Una pièce, “La città dei vivi”, che attraverso un’indagine d’omicidio metamorfizza in una sorta di confessione dell’artista, e della sua arte, nei confronti di un mostro e della sua origine, la responsabilità di portare a galla ciò che per impossibilità di parola e svuotamento morale vive nella dimensione del silenzio. Il caos, rappresentato nell’opera da una città di Roma, diventata ormai un enorme contenitore di violenza e specchio di ogni dinamica umana, è stimolo e sconforto, esaltazione e pena per ogni artista consapevole del suo compito: portare, attraverso l’arte, ordine dove vige il disordine.
Il libro di Nicola Lagioia e lo spettacolo di Ivonne Capece, com’è necessario che accada di fronte alle grandi opere, impongono riflessioni che partono dalla faccia oscura della medaglia, dal paradosso dell’ombra e della luce, nella demoniaca dimensione in cui vive la nostra società, impaurita da un’oscurità di cui ha percezione del pericolo soltanto al palesarsi, sotto la luce del Sole, dei suoi mostri.
Prima di tutti i grandi crimini contro l’umanità avvenuti durante la seconda guerra mondiale, i nazisti cominciarono con il censurare e bruciare i libri scomodi al potere, a perseguitare gli artisti portatori di una parola differente. I medesimi atti, le stesse persecuzioni avvennero in Italia, in Russia e, ancora oggi, in molti Paesi del mondo. In Toscana, a ridosso degli anni Duemila, fu creata la rete delle “Città rifugio” per accogliere intellettuali e scrittori perseguitati nei loro Paesi d’origine, un’iniziativa promossa da Antonio Tabucchi, tra i più importanti scrittori italiani del Novecento e autore di libri socialmente impegnati quali “Sostiene Pereira” e “La testa perduta di Damasceno Monteiro”, di cui “La città dei vivi” di Nicola Lagioia ripercorre certamente le intenzioni. Proprio Antonio Tabucchi, durante una conferenza, dichiarò:”La letteratura è il dubbio di fronte alle verità imposte e alle condizioni accettate in silenzio”.Proprio il silenzio e l’abisso, che sembrano rappresentare in scena una sorta di Giano Bifronte, sono il mostro che la letteratura e l’arte nel suo complesso combattono. “Mostri che lottano contro altri mostri”, citando Mary Shelley. L’arte stessa, riflettendoci, diventa mostruosa e fondamentale nel momento in cui il dramma, da rappresentazione circoscritta a un evento, muta in tema universale, ferendo il buio, schermo contro lo scandalo, l’inquietudine e il coinvolgimento emotivo di chi, fino a quel momento vivo fra i vivi, prova in seguito a considerarsi superstite di una società in progressivo disfacimento.

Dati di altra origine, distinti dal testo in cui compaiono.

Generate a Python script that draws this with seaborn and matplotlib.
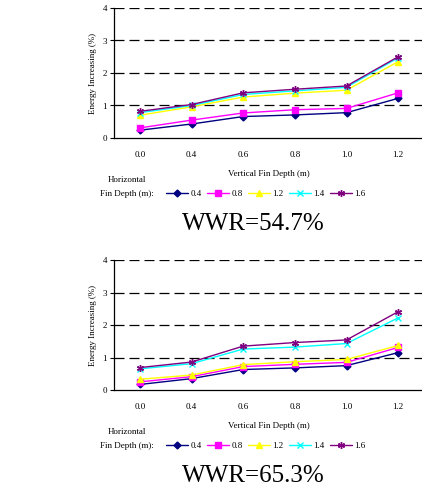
import numpy as np
import pandas as pd
import seaborn as sns
from matplotlib import pyplot as plt
from matplotlib.lines import Line2D

# vertical fin depth categories (x axis)
vertical_depth = ["0.0", "0.4", "0.6", "0.8", "1.0", "1.2"]
# horizontal fin depth series
horizontal_depth = ["0.4", "0.8", "1.2", "1.4", "1.6"]

# WWR = 54.7 %
wwr547_h04 = [0.24, 0.43, 0.66, 0.71, 0.78, 1.22]
wwr547_h08 = [0.31, 0.55, 0.77, 0.87, 0.91, 1.39]
wwr547_h12 = [0.70, 0.96, 1.26, 1.38, 1.47, 2.35]
wwr547_h14 = [0.78, 1.00, 1.34, 1.45, 1.56, 2.47]
wwr547_h16 = [0.82, 1.03, 1.39, 1.50, 1.60, 2.50]

# WWR = 65.3 %
wwr653_h04 = [0.17, 0.35, 0.63, 0.68, 0.75, 1.15]
wwr653_h08 = [0.25, 0.41, 0.72, 0.79, 0.85, 1.31]
wwr653_h12 = [0.33, 0.46, 0.78, 0.87, 0.94, 1.37]
wwr653_h14 = [0.65, 0.81, 1.26, 1.32, 1.43, 2.22]
wwr653_h16 = [0.69, 0.86, 1.35, 1.46, 1.54, 2.41]

panel_titles = ["WWR=54.7%", "WWR=65.3%"]

colors = {"0.4": "#000080", "0.8": "#FF00FF", "1.2": "#FFFF00",
          "1.4": "#00FFFF", "1.6": "#800080"}
markers = {"0.4": "D", "0.8": "s", "1.2": "^", "1.4": "x", "1.6": (6, 2, 0)}
msizes = {"0.4": 3.5, "0.8": 4.5, "1.2": 5, "1.4": 4.5, "1.6": 5}


def to_long(series):
    rows = []
    for h, vals in zip(horizontal_depth, series):
        for i, v in enumerate(vals):
            rows.append({"x": i, "Energy": v, "Horizontal": h})
    return pd.DataFrame(rows)


sns.set_style("white")
plt.rcParams['font.family'] = ['Liberation Serif', 'DejaVu Serif']
plt.rcParams.update({'text.color': 'black', 'axes.labelcolor': 'black',
                     'xtick.color': 'black', 'ytick.color': 'black'})

fig = plt.figure(figsize=(4.22, 4.90), dpi=100)

panels = [
    to_long([wwr547_h04, wwr547_h08, wwr547_h12, wwr547_h14, wwr547_h16]),
    to_long([wwr653_h04, wwr653_h08, wwr653_h12, wwr653_h14, wwr653_h16]),
]
axes_top_px = [8, 260]

for df, title, top_px in zip(panels, panel_titles, axes_top_px):
    W, H = 422, 490
    ax = fig.add_axes([114 / W, 1 - (top_px + 130) / H, 310 / W, 130 / H])
    ax.set_axisbelow(True)

    for h in horizontal_depth:
        sub = df[df["Horizontal"] == h]
        sns.lineplot(data=sub, x="x", y="Energy", color=colors[h], marker=markers[h],
                     markersize=msizes[h], markeredgecolor=colors[h], markeredgewidth=1,
                     linewidth=1, ax=ax, legend=False)

    ax.set_xlim(-0.5, len(vertical_depth) - 0.5)
    ax.set_ylim(0, 4)
    ax.set_yticks(range(0, 5))
    ax.set_xticks(range(len(vertical_depth)))
    ax.set_xticklabels(vertical_depth)
    ax.set_xticks(np.arange(-0.5, len(vertical_depth)), minor=True)
    ax.tick_params(axis='x', which='major', length=0, pad=9, labelsize=6.5)
    ax.tick_params(axis='x', which='minor', length=3, width=0.8, direction='out', color='black')
    ax.tick_params(axis='y', length=3, width=0.8, direction='out', color='black', pad=2, labelsize=6.5, left=True)
    for yv in range(1, 5):
        ax.axhline(yv, color='black', linewidth=0.9, linestyle=(0, (8, 4)), zorder=0)
    sns.despine(ax=ax)
    for s in ["left", "bottom"]:
        ax.spines[s].set_color('black')
        ax.spines[s].set_linewidth(0.9)
    ax.set_xlabel("Vertical Fin Depth (m)", fontsize=6.5, labelpad=8)
    ax.set_ylabel("Energy Increasing (%)", fontsize=6.5, labelpad=4)

    # legend row
    leg_y = 1 - (top_px + 186) / H
    fig.text(127 / W, 1 - (top_px + 172) / H, "Horizontal", fontsize=6.5, ha='center', va='center')
    fig.text(127 / W, leg_y, "Fin Depth (m):", fontsize=6.5, ha='center', va='center')
    handles = [Line2D([], [], color=colors[h], marker=markers[h], markersize=msizes[h],
                      markeredgecolor=colors[h], linewidth=1) for h in horizontal_depth]
    fig.legend(handles, horizontal_depth, loc='center left', bbox_to_anchor=(166 / W, leg_y),
               ncol=5, frameon=False, fontsize=6.5, handlelength=2.4, handletextpad=0.3,
               columnspacing=0.6, borderaxespad=0, borderpad=0)

    fig.text(253 / W, 1 - (top_px + 216) / H, title, fontsize=18, ha='center', va='center')

fig.savefig("out.png", dpi=100)
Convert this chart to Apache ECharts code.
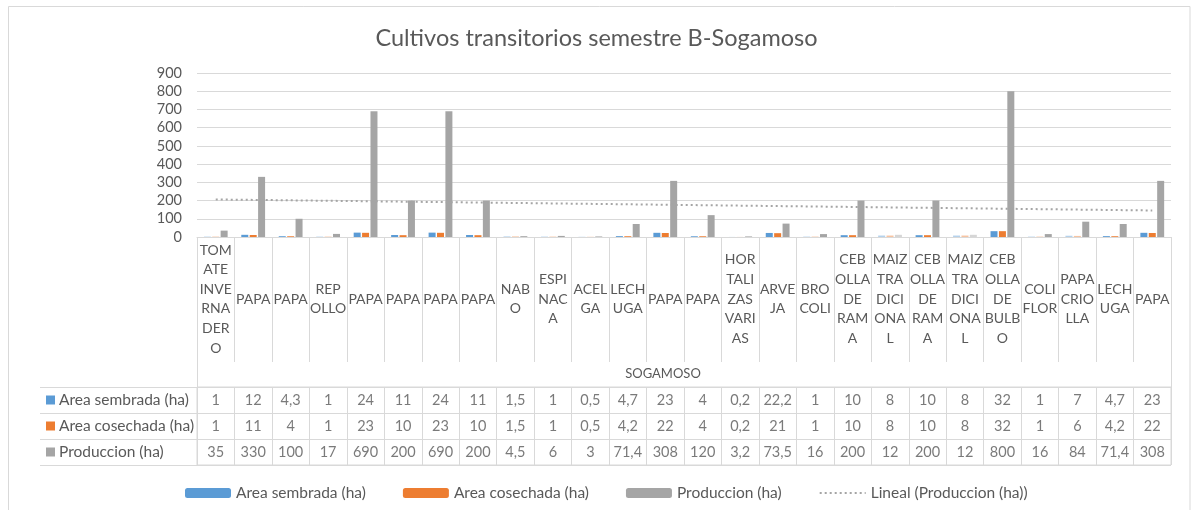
<!DOCTYPE html>
<html>
<head>
<meta charset="utf-8">
<script src="https://cdn.jsdelivr.net/npm/echarts@6/dist/echarts.min.js"></script>
<style>
html,body{margin:0;padding:0;background:#fff;}
#chart{width:1193px;height:510px;}
</style>
</head>
<body>
<div id="chart"></div>
<script>
// ---- data ----
const title = 'Cultivos transitorios semestre B-Sogamoso';
const groupLabel = 'SOGAMOSO';
const categories = [
  'TOM\nATE\nINVE\nRNA\nDER\nO', 'PAPA', 'PAPA', 'REP\nOLLO', 'PAPA', 'PAPA', 'PAPA', 'PAPA',
  'NAB\nO', 'ESPI\nNAC\nA', 'ACEL\nGA', 'LECH\nUGA', 'PAPA', 'PAPA', 'HOR\nTALI\nZAS\nVARI\nAS',
  'ARVE\nJA', 'BRO\nCOLI', 'CEB\nOLLA\nDE\nRAM\nA', 'MAIZ\nTRA\nDICI\nONA\nL', 'CEB\nOLLA\nDE\nRAM\nA',
  'MAIZ\nTRA\nDICI\nONA\nL', 'CEB\nOLLA\nDE\nBULB\nO', 'COLI\nFLOR', 'PAPA\nCRIO\nLLA', 'LECH\nUGA', 'PAPA'
];
const seriesNames = ['Area sembrada (ha)', 'Area cosechada (ha)', 'Produccion (ha)'];
const trendName = 'Lineal (Produccion (ha))';
const sembrada = [1, 12, 4.3, 1, 24, 11, 24, 11, 1.5, 1, 0.5, 4.7, 23, 4, 0.2, 22.2, 1, 10, 8, 10, 8, 32, 1, 7, 4.7, 23];
const cosechada = [1, 11, 4, 1, 23, 10, 23, 10, 1.5, 1, 0.5, 4.2, 22, 4, 0.2, 21, 1, 10, 8, 10, 8, 32, 1, 6, 4.2, 22];
const produccion = [35, 330, 100, 17, 690, 200, 690, 200, 4.5, 6, 3, 71.4, 308, 120, 3.2, 73.5, 16, 200, 12, 200, 12, 800, 16, 84, 71.4, 308];
const yTicks = { min: 0, max: 900, interval: 100 };

// ---- styling ----
const colors = ['#5b9bd5', '#ed7d31', '#a5a5a5'];
const textColor = '#595959';
const lineColor = '#d9d9d9';
const FONT = 'Lato';
const fadedAll = [18, 20];   // highlighted (lighter) points in the original
const fadedArea = [23];

const values = [sembrada, cosechada, produccion];

// linear trendline (least squares, as Excel "Lineal")
const n = produccion.length;
const xm = (n - 1) / 2;
const ym = produccion.reduce((a, b) => a + b, 0) / n;
let sxy = 0, sxx = 0;
produccion.forEach((y, i) => { sxy += (i - xm) * (y - ym); sxx += (i - xm) * (i - xm); });
const slope = sxy / sxx;
const intercept = ym - slope * xm;
const trend = produccion.map((_, i) => +(intercept + slope * i).toFixed(3));

const fmt = v => String(v).replace('.', ',');

function barData(si) {
  return values[si].map((v, i) => {
    const faded = fadedAll.includes(i) || (si < 2 && fadedArea.includes(i));
    return faded ? { value: v, itemStyle: { opacity: 0.45 } } : v;
  });
}

const barSeries = seriesNames.map((name, si) => ({
  name: name,
  type: 'bar',
  xAxisIndex: 0,
  yAxisIndex: 0,
  barWidth: 7,
  barGap: '20%',
  itemStyle: { color: colors[si] },
  data: barData(si),
  silent: true
}));

const tableSeries = seriesNames.map((name, si) => ({
  name: 'tabla-' + si,
  type: 'scatter',
  xAxisIndex: 2,
  yAxisIndex: 1,
  symbolSize: 1,
  itemStyle: { color: 'rgba(0,0,0,0)' },
  silent: true,
  label: {
    show: true,
    position: 'inside',
    fontFamily: FONT,
    fontSize: 14.5,
    color: textColor,
    formatter: p => fmt(p.value[2])
  },
  data: values[si].map((v, i) => [i, si, v])
}));

const rich = { t: { fontFamily: FONT, fontSize: 15.5, color: textColor } };
seriesNames.forEach((_, i) => { rich['s' + i] = { width: 9, height: 9, backgroundColor: colors[i] }; });

const option = {
  animation: false,
  backgroundColor: '#fff',
  textStyle: { fontFamily: FONT },
  title: {
    text: title,
    left: 'center',
    top: 21,
    textStyle: { fontFamily: FONT, fontSize: 23.5, fontWeight: 'normal', color: textColor }
  },
  legend: {
    data: [
      ...seriesNames,
      { name: trendName, itemStyle: { opacity: 0 } }
    ],
    left: 180,
    top: 480,
    itemWidth: 46,
    itemHeight: 10,
    itemGap: 37,
    textStyle: { fontFamily: FONT, fontSize: 15.5, color: textColor }
  },
  graphic: [{
    type: 'rect',
    shape: { x: 8.5, y: 6.5, width: 1181.5, height: 506 },
    style: { fill: 'none', stroke: lineColor, lineWidth: 1 },
    silent: true,
    z: -1
  }],
  grid: [
    { left: 197, top: 73, width: 974, height: 164 },
    { left: 197, top: 387, width: 974, height: 78, show: true, borderColor: lineColor, borderWidth: 1 }
  ],
  xAxis: [
    {
      gridIndex: 0,
      type: 'category',
      data: categories,
      axisLine: { lineStyle: { color: lineColor } },
      axisTick: { show: true, interval: 0, length: 125, lineStyle: { color: lineColor } },
      axisLabel: {
        interval: 0, margin: 62, verticalAlign: 'middle', lineHeight: 19.6,
        fontFamily: FONT, fontSize: 14, color: textColor
      }
    },
    {
      gridIndex: 0,
      type: 'category',
      position: 'bottom',
      offset: 125,
      data: [groupLabel],
      axisLine: { show: false },
      axisTick: { show: true, length: 25, lineStyle: { color: lineColor } },
      axisLabel: {
        margin: 12, verticalAlign: 'middle', padding: [0, 42, 0, 0],
        fontFamily: FONT, fontSize: 13, color: textColor
      }
    },
    {
      gridIndex: 1,
      type: 'category',
      data: categories.map((_, i) => i),
      axisLine: { show: false },
      axisTick: { show: false },
      axisLabel: { show: false },
      splitLine: { show: true, interval: 0, lineStyle: { color: lineColor } }
    }
  ],
  yAxis: [
    {
      gridIndex: 0,
      type: 'value',
      min: yTicks.min, max: yTicks.max, interval: yTicks.interval,
      axisLine: { show: false },
      axisTick: { show: false },
      axisLabel: { margin: 15, fontFamily: FONT, fontSize: 14.5, color: textColor },
      splitLine: { lineStyle: { color: lineColor } }
    },
    {
      gridIndex: 1,
      type: 'category',
      inverse: true,
      data: seriesNames,
      axisLine: { show: true, lineStyle: { color: lineColor } },
      axisTick: { show: true, length: 157, lineStyle: { color: lineColor } },
      splitLine: { show: true, interval: 0, lineStyle: { color: lineColor } },
      axisLabel: {
        margin: 151, align: 'left',
        formatter: (v, i) => `{s${i}|}{t| ${v}}`,
        rich: rich
      }
    },
    {
      gridIndex: 1,
      type: 'category',
      inverse: true,
      offset: 157,
      data: seriesNames,
      axisLine: { show: true, lineStyle: { color: lineColor } },
      axisTick: { show: false },
      axisLabel: { show: false }
    }
  ],
  series: [
    ...barSeries,
    {
      name: trendName,
      type: 'line',
      xAxisIndex: 0,
      yAxisIndex: 0,
      data: trend,
      symbol: 'none',
      silent: true,
      itemStyle: { color: '#a5a5a5' },
      lineStyle: { color: '#a5a5a5', width: 2, type: [2, 3] },
      z: 3
    },
    ...tableSeries
  ]
};

const chart = echarts.init(document.getElementById('chart'), null, { renderer: 'canvas' });
chart.setOption(option);
</script>
</body>
</html>
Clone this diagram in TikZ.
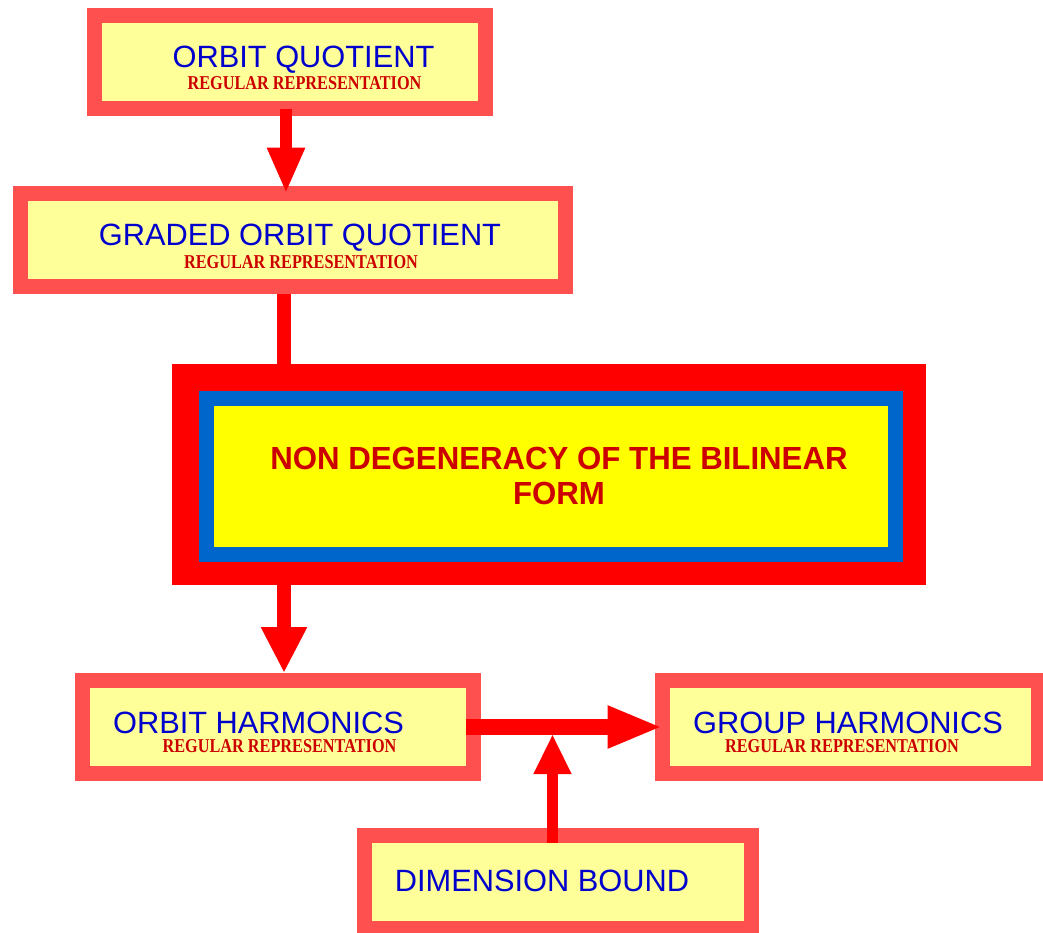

“La città dei vivi” è uno spettacolo contemporaneo, necessario, capace di ampliare gli orizzonti della coscienza e di porre continuamente lo spettatore in quel pathos dell’immagine allo specchio che, in fondo, somiglia a ognuno di noi. Una maniera di fare e intendere il teatro che simboleggia il felicissimo operato di Andrea De Rosa, direttore artistico del TPE Teatro Astra.
“Lo spettacolo non è un true crime, ma, al contrario, ne rappresenta l’antitesi.
Ho scelto di non concentrarmi sui dettagli del caso di cronaca, pur centrali nel libro, per indagare invece gli aspetti più universali ed esistenziali che emergono dalla trama – scrive nelle note di regia di Ivonne Capece – nel suo romanzo, Nicola Lagioia pone al centro non solo la vicenda, ma anche la città di Roma, che diventa una grande metafora dell’umanità.
Anche per questo, in scena non vengono mai pronunciati nomi propri: i personaggi assumono il valore di archetipi, figure che incarnano diverse sfumature della condizione umana.
C’è il mistero della violenza, quel paradosso intrinseco all’essere umano, capace di scolpire il Mosè di Michelangelo ma anche di distruggerlo a martellate, riducendolo in polvere da sniffare.
È il contrasto fra la grandezza creativa e la brutalità distruttiva dell’uomo, un dualismo ineludibile che percorre l’intera messinscena.
C’è poi chi invece osserva la violenza dall’esterno: il testimone, l’artista, colui che tenta di rappresentarla”.